#### Problem to work on:
Return the number of lines in which the word "this" appears; add nothing else.

··· Supplied information

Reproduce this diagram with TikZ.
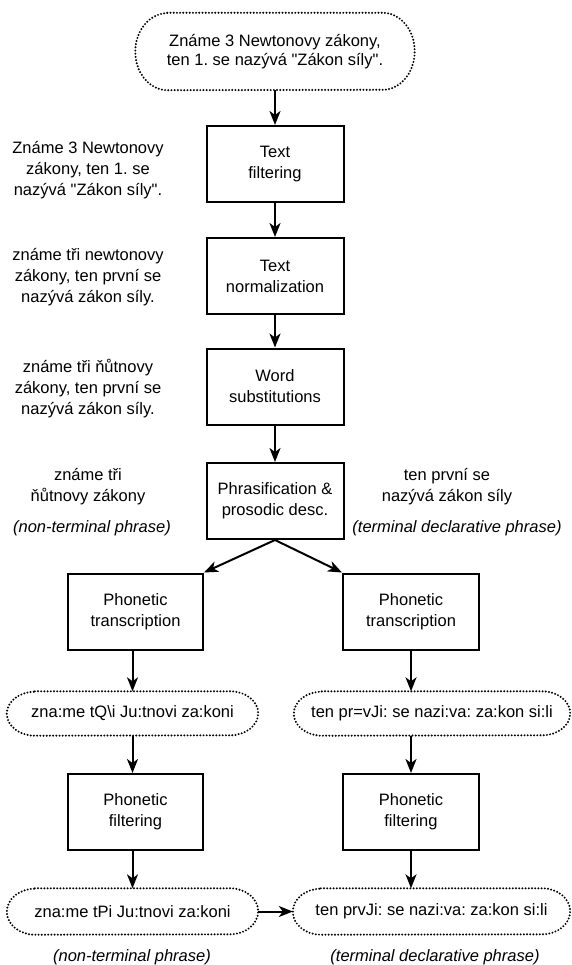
\documentclass[tikz,border=0pt]{standalone}
\usepackage{fontspec}
\setmainfont{Liberation Sans}[Ligatures=TeXOff]
\usetikzlibrary{arrows.meta,calc}
\frenchspacing
\newcommand\fs{\fontsize{16.5}{21}\selectfont\frenchspacing}
\newcommand\fstop{\fontsize{16.5}{19}\selectfont\frenchspacing}
\tikzset{
  procbox/.style={draw, line width=2pt, minimum width=137pt, minimum height=76pt, align=center, font=\fs, inner sep=0pt},
  lbl/.style={align=center, font=\fs, inner sep=0pt},
  itl/.style={align=center, font=\fs\itshape, inner sep=0pt},
  ovaltext/.style={align=center, font=\fs, inner sep=0pt, draw=none},
  arr/.style={line width=2pt, -{Stealth[length=14pt,width=11pt,inset=4pt]}},
  dotline/.style={line width=2.2pt, dash pattern=on 0pt off 3.2pt, line cap=round}
}
% #1 options, #2 name, #3 position, #4 width, #5 height, #6 end radius, #7 text
\newcommand\dotoval[7][]{%
  \node[ovaltext, minimum width=#4pt, minimum height=#5pt, #1] (#2) at #3 {#7};
  \draw[dotline] ([xshift=#6pt]#2.north west) -- ([xshift=-#6pt]#2.north east)
    arc[start angle=90, end angle=-90, x radius=#6pt, y radius=#5pt/2]
    -- ([xshift=#6pt]#2.south west)
    arc[start angle=270, end angle=90, x radius=#6pt, y radius=#5pt/2] -- cycle;
}
\begin{document}
\begin{tikzpicture}[x=1pt, y=-1pt]
\useasboundingbox (0,0) rectangle (571,965);

\dotoval[font=\fstop]{top}{(275,51.5)}{279}{77}{32}{Známe 3 Newtonovy zákony,\\ten 1. se nazývá "Zákon síly".}

\node[procbox] (b1) at (275,164) {Text\\filtering};
\node[procbox] (b2) at (275,276) {Text\\normalization};
\node[procbox] (b3) at (275,386.5) {Word\\substitutions};
\node[procbox] (b4) at (275,501) {Phrasification \&\\prosodic desc.};

\node[procbox, minimum width=135pt] (tl) at (135.5,611.5) {Phonetic\\transcription};
\node[procbox, minimum width=136pt] (tr) at (411,611.5) {Phonetic\\transcription};

\dotoval{pl}{(132.5,713.5)}{251}{44}{28}{zna:me tQ\textbackslash i Ju:tnovi za:koni}
\dotoval{pr}{(432,713.5)}{276}{44}{28}{ten pr=vJi: se nazi:va: za:kon si:li}

\node[procbox, minimum width=135pt] (fl) at (135.5,812) {Phonetic\\filtering};
\node[procbox, minimum width=136pt] (fr) at (411,812) {Phonetic\\filtering};

\dotoval{ql}{(132.5,911.5)}{251}{46}{28}{zna:me tPi Ju:tnovi za:koni}
\dotoval{qr}{(431.5,911.5)}{277}{46}{28}{ten prvJi: se nazi:va: za:kon si:li}

\node[lbl] (l1) at (88,170) {Známe 3 Newtonovy\\zákony, ten 1. se\\nazývá "Zákon síly".};
\node[lbl] (l2) at (88,277) {známe tři newtonovy\\zákony, ten první se\\nazývá zákon síly.};
\node[lbl] (l3) at (88,389) {známe tři ňůtnovy\\zákony, ten první se\\nazývá zákon síly.};
\node[lbl] (l4) at (88,486.5) {známe tři\\ňůtnovy zákony};
\node[itl] (l5) at (92,528) {(non-terminal phrase)};
\node[lbl] (r4) at (447,486.5) {ten první se\\nazývá zákon síly};
\node[itl] (r5) at (457,528) {(terminal declarative phrase)};
\node[itl] (bl) at (132,957) {(non-terminal phrase)};
\node[itl] (br) at (435,957) {(terminal declarative phrase)};

\draw[arr] (top.south) -- (b1.north);
\draw[arr] (b1.south) -- (b2.north);
\draw[arr] (b2.south) -- (b3.north);
\draw[arr] (b3.south) -- (b4.north);
\draw[arr] (b4.south) -- (tl.north east);
\draw[arr] (b4.south) -- (tr.north west);
\draw[arr] (tl.south -| pl.north) -- (pl.north);
\draw[arr] (tr.south) -- (tr.south |- pr.north);
\draw[arr] (pl.south) -- (pl.south |- fl.north);
\draw[arr] (pr.south -| fr.north) -- (fr.north);
\draw[arr] (fl.south -| ql.north) -- (ql.north);
\draw[arr] (fr.south) -- (fr.south |- qr.north);
\draw[arr] (ql.east) -- (qr.west);
\end{tikzpicture}
\end{document}
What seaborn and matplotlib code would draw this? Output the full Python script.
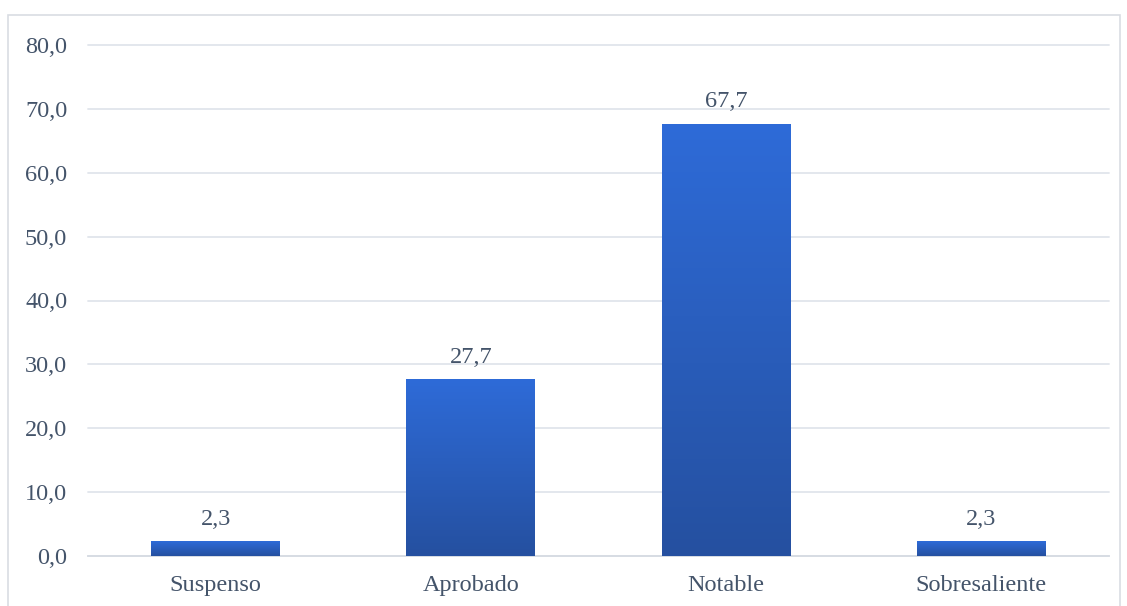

······

#### Right answer:
2